■ **YOUR GOAL**
Using the data beneath, show every line that includes the word "Clone".

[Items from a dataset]

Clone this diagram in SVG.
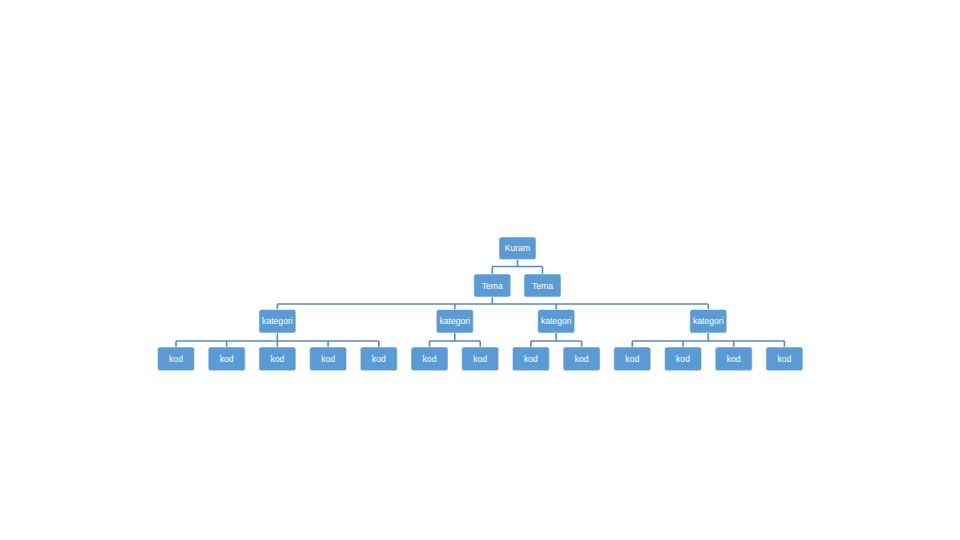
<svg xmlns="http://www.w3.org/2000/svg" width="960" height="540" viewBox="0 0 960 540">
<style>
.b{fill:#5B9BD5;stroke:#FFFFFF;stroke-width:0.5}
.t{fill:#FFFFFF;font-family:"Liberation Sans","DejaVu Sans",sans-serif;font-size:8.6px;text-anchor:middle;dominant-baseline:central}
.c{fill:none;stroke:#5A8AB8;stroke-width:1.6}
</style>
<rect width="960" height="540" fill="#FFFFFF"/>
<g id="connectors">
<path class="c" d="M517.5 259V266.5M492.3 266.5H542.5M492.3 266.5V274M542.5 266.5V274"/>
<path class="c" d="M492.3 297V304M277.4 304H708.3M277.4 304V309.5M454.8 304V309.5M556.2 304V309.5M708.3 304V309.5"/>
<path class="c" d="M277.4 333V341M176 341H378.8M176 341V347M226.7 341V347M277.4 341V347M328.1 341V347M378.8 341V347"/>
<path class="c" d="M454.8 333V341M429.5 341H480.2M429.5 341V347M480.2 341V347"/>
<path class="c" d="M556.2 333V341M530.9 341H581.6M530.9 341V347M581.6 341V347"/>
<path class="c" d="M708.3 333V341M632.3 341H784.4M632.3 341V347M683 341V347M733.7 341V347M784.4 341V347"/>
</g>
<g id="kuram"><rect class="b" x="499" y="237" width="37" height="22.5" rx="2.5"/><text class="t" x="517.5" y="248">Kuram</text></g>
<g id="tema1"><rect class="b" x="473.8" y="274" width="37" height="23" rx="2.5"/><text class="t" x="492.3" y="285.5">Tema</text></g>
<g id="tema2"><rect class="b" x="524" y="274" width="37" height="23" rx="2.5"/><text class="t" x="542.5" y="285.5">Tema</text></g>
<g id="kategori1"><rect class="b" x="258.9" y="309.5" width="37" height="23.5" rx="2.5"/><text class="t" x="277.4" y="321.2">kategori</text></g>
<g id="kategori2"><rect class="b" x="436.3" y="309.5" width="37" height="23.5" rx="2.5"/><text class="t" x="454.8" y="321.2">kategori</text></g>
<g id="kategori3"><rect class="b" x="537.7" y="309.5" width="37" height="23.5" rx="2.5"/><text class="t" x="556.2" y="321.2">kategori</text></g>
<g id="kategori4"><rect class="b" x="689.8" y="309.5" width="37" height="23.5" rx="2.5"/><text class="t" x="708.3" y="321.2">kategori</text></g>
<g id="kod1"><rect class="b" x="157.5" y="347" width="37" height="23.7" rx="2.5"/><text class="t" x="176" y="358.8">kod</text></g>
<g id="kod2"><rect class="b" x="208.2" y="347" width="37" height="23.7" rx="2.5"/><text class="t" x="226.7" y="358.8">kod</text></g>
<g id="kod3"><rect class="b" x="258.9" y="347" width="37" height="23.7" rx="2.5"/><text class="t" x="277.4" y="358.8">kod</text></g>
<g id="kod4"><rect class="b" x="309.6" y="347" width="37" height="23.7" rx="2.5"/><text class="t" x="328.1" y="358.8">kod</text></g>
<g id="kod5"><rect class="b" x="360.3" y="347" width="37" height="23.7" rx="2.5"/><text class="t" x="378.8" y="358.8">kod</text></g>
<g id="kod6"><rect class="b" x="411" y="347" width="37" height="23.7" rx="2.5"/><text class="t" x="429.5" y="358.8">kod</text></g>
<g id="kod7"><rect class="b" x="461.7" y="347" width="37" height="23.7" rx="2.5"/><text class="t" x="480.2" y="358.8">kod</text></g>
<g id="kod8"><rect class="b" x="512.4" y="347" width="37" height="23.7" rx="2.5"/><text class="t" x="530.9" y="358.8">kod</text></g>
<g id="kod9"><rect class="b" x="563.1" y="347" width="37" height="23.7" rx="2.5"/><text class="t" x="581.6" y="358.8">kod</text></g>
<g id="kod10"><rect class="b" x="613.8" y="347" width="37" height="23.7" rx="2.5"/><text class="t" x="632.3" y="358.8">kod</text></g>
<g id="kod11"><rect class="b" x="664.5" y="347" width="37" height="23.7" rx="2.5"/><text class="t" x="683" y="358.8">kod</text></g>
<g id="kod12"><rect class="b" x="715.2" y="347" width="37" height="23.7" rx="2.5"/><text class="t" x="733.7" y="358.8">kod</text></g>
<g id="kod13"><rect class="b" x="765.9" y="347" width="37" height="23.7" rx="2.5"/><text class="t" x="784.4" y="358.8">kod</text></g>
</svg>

==

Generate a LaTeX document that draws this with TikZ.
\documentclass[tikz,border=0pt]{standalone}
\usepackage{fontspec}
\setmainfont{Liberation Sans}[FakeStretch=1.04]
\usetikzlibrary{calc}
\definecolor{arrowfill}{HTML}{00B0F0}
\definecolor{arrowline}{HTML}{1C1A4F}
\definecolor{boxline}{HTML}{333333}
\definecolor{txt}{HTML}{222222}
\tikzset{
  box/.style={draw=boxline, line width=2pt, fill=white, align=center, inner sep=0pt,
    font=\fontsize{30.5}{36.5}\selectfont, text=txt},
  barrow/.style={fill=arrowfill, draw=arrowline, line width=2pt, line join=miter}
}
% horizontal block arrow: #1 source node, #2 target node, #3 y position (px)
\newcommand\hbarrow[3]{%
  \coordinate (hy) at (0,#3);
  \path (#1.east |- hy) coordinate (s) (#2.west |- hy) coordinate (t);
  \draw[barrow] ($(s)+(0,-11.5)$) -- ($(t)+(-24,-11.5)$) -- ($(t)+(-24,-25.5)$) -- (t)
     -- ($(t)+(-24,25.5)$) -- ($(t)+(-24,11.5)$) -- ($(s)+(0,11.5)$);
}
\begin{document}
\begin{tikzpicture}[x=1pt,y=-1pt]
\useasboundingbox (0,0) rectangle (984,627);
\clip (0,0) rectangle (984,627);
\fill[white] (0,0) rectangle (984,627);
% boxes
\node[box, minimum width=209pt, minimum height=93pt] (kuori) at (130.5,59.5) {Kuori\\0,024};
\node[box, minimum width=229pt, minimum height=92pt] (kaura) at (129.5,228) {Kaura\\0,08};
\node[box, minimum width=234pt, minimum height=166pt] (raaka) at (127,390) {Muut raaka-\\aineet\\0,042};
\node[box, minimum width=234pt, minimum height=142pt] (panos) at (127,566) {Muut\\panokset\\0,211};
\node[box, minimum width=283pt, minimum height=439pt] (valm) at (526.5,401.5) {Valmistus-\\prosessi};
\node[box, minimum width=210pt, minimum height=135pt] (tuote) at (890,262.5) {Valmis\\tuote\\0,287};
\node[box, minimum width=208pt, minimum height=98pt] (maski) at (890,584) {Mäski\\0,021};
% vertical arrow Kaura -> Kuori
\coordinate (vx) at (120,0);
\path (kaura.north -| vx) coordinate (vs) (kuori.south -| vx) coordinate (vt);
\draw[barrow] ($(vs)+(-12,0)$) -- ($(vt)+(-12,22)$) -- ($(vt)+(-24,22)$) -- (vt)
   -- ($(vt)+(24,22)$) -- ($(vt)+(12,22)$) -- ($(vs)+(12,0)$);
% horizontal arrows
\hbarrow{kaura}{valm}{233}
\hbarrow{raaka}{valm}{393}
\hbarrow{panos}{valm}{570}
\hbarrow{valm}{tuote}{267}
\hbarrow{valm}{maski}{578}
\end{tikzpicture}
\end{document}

==

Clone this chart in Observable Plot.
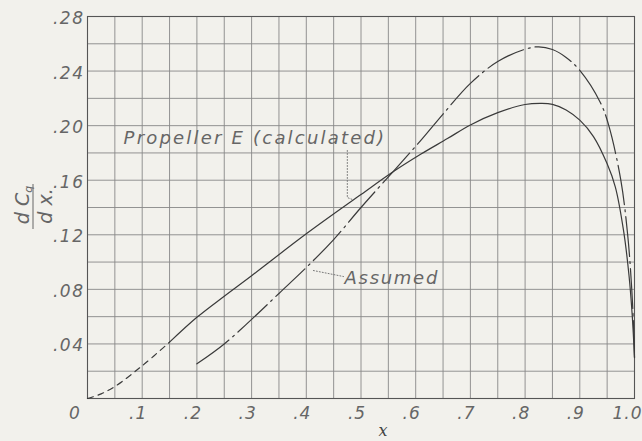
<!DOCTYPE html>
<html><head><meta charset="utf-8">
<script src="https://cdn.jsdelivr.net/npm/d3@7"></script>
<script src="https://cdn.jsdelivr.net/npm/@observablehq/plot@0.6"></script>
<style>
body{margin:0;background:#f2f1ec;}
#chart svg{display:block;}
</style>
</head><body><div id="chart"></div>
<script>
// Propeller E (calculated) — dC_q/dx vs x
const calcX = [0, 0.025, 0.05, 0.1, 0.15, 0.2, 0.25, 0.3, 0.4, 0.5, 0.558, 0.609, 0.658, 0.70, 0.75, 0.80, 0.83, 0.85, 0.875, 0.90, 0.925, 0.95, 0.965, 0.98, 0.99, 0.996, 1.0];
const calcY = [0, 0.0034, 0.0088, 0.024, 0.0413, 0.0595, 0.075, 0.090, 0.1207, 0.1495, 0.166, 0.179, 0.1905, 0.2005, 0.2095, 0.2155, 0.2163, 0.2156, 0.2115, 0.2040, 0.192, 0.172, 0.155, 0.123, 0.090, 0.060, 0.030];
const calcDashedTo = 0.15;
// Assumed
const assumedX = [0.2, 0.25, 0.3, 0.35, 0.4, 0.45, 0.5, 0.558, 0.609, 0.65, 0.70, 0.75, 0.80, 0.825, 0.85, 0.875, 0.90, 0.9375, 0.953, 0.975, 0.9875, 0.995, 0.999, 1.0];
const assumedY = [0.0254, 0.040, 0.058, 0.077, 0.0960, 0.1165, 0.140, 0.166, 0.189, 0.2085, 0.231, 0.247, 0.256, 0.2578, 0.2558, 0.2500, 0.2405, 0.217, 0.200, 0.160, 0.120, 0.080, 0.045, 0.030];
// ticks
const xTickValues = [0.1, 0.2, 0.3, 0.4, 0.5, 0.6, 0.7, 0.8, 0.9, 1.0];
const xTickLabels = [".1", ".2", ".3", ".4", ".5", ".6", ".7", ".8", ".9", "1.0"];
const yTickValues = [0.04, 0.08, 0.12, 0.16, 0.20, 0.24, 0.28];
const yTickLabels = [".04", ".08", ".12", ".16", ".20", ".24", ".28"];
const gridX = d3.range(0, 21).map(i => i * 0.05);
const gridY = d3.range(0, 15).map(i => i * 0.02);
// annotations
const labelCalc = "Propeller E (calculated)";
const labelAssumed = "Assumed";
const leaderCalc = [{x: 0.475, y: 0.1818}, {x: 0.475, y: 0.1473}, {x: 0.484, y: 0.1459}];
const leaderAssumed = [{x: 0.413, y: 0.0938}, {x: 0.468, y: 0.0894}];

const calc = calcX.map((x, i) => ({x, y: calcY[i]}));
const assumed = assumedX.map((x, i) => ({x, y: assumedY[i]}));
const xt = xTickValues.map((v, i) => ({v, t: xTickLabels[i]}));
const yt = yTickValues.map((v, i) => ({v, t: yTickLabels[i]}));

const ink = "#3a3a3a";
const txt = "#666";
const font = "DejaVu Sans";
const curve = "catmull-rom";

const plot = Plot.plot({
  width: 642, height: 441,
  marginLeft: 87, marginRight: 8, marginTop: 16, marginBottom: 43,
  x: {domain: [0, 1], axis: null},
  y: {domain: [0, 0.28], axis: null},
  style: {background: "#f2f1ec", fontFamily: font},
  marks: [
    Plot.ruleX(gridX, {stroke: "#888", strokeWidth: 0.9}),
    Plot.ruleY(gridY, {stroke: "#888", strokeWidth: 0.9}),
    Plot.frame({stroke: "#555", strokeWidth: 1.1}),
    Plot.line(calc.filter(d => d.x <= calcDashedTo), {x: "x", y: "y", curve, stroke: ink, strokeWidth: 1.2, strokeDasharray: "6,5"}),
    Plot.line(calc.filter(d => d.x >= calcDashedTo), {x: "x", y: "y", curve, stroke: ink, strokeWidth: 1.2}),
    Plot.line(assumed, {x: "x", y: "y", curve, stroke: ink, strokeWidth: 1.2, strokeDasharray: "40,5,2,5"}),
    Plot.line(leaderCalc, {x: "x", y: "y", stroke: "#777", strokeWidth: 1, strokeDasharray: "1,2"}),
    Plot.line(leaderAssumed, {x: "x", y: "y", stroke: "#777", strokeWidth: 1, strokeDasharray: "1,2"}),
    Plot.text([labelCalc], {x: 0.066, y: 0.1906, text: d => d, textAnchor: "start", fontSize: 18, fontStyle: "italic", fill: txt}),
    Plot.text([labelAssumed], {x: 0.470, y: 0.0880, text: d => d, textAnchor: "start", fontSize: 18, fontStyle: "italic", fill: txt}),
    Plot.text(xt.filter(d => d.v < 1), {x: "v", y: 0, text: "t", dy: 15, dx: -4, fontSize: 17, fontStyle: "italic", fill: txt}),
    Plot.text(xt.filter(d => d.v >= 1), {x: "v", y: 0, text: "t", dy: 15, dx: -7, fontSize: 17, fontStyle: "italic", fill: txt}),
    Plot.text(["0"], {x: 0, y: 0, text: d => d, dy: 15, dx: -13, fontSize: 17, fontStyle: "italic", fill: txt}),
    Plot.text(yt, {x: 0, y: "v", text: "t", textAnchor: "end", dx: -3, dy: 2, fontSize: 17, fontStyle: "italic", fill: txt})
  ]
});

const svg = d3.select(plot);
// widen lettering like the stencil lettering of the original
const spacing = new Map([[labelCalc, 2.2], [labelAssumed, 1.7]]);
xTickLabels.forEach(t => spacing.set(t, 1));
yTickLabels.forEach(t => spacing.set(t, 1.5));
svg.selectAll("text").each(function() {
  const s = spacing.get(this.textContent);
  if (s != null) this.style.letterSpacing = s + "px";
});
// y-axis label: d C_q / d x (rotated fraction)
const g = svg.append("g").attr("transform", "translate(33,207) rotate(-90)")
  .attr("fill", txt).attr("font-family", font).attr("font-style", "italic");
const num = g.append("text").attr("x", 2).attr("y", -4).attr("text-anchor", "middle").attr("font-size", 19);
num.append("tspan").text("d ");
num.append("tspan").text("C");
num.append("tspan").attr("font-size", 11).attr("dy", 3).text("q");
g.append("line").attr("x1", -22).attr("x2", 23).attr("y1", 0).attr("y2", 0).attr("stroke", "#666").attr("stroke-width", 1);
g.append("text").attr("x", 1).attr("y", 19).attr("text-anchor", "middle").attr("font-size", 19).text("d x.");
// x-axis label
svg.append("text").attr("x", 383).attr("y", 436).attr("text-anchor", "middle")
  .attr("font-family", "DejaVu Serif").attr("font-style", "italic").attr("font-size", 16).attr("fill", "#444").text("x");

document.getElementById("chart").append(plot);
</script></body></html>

■ **WRITTEN ANSWER**
Clone this diagram in SVG.
Clone this chart in Observable Plot.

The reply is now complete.